Mati Kesepian

Fenomena Lonely Death, Warga Korea Selatan yang Mati Kesepian

Lonely death atau godoksa berarti meninggal tanpa ada kerabat atau keluarga di sisinya. Fenomena ini adalah hal lumrah di Korea Selatan.

Fenomena Lonely Death atau mati kesepian di Korea Selatan (Foto: Twitter)

apahabar.com, JAKARTA - Bisakah Anda membayangkan, bagaimana jadinya bila tak ada seorang pun yang mendampingi Anda di penghujung usia?

Meski terdengar menyedihkan, fenomena mati kesepian adalah hal lumrah di Korea Selatan.

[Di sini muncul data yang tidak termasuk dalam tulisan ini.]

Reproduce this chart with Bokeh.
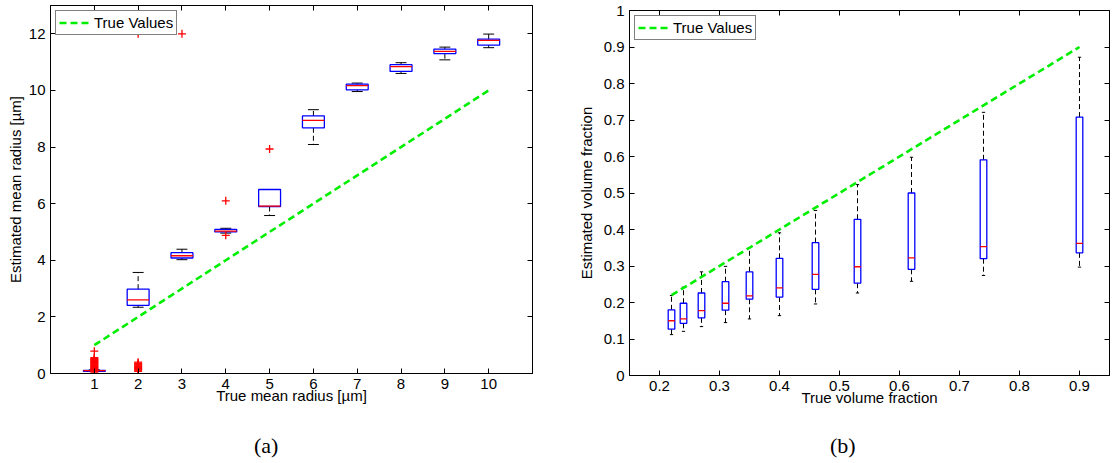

Fenomena tersebut dikenal sebagai lonely death atau godoksa, di mana berarti meninggal tanpa ada kerabat atau keluarga di sisinya.

Melansir laman hani.kr, kejadian ini umumnya menimpa lelaki usia pensiunan: antara 40 sampai 60 tahun.

Sejalan dengan itu, Yayasan Kesejahteraan Seoul pada 2016 menunjukkan orang yang berusia 50 hingga 59 tahun menyumbang sekitar 524 dari 2.181 kasus dugaan lonely death. Ironisnya, jasad mereka seringkali baru ditemukan berbulan-bulan kemudian.

Hal ini mungkin akan membuat Anda bertanya-tanya, bagaimana bisa penduduk Korea Selatan tinggal sendirian? Mengapa mereka bisa sampai tak punya satu keluarga pun? Merangkum berbagai sumber, berikut ulasan seputar lonely death.

Putus Hubungan Keluarga

Konsep keluarga di Negeri Ginseng, boleh dibilang, sangat berbeda dengan di Indonesia: meski anak sudah dewasa, mereka umumnya tetap mengunjungi orang tua. Namun, di Korea Selatan tidak demikian.

Di sana, orang yang sudah dewasa memutuskan hubungan dengan keluarganya, atau bahkan diputuskan. Alasannya beragam: entah karena kehidupan individualis, kesenjangan sosial dan ketimpangan gender, hingga tekanan akan persaingan hidup yang ketat.

The Postech Times melaporkan putus hubungan yang demikian membuat orang tua terisolasi secara sosial. Lebih lanjut, menurut Korea Herald, isolasi sosial itu dikarenakan kasus pensiun dini, perceraian, kesehatan memburuk, dan pengangguran kaum muda yang kian tinggi.

“Orang dapat mengalami frustasi psikologis, serta kesulitan dalam menyesuaikan diri dengan masyarakat karena perubahan sosial-ekonomi,” kata pemimpin Pusat Konseling Lansia Korea, Lee Ho-sun. Hal ini lantas dapat merusak kesehatan fisik, sampai berujung pada kasus lonely death.

‘Mendulang Rezeki’ dari Lonely Death

Meski fenomena lonely death mampu membuat hati trenyuh, segelintir pihak memanfaatkan momen ini untuk mendulang rezeki.

Caranya, dengan membuka penyedia jasa yang khusus membersihkan rumah dan barang-barang milik orang yang mati kesepian.

Salah satu perusahaan tersebut, Harworks KR, mengatakan bahwa ada cukup banyak kasus kematian sendirian yang mereka tangani.

Biasanya, jasa ini dipanggil ketika jasad sudah ditemukan dalam kondisi dekomposisi parah.

Hal tersebut berarti, jenazah sudah membusuk sampai membuat pemilik rumah, tetangga, atau anggota keluarga lain tak mampu menanganinya.

Ironisnya lagi, petugas pembersih seringkali menemukan obat anti-depresan, tumpukan botol alkohol, serta sampah yang berserakan.

Salah seorang petugas bernama Kim Wan, sebagaimana dikutip dari CNN, tak jarang merasa sakit hati saat membersihkan rumah mendiang.

“Terkadang ada tumpukan sampah yang lebih tinggi dari orang yang saya temukan di sebuah rumah. Obat depresi juga kadang saya temukan,” ujarnya.

Melahirkan ‘Menteri Kesepian’

Selain di Negeri Ginseng, lonely death juga banyak terjadi di Jepang. Kondisi ini pun utamanya menimpa lansia yang berusia di atas 60 tahun. Fenomena tersebut dikenal sebagai kodokushi.

Maraknya kasus lonely death di Negeri Sakura ini akhirnya membuat pemerintah membentuk Kementerian Kesepian dan Isolasi pada 12 Februari 2020. Instansi itu bertugas mengatasi persoalan kesepian dan isolasi.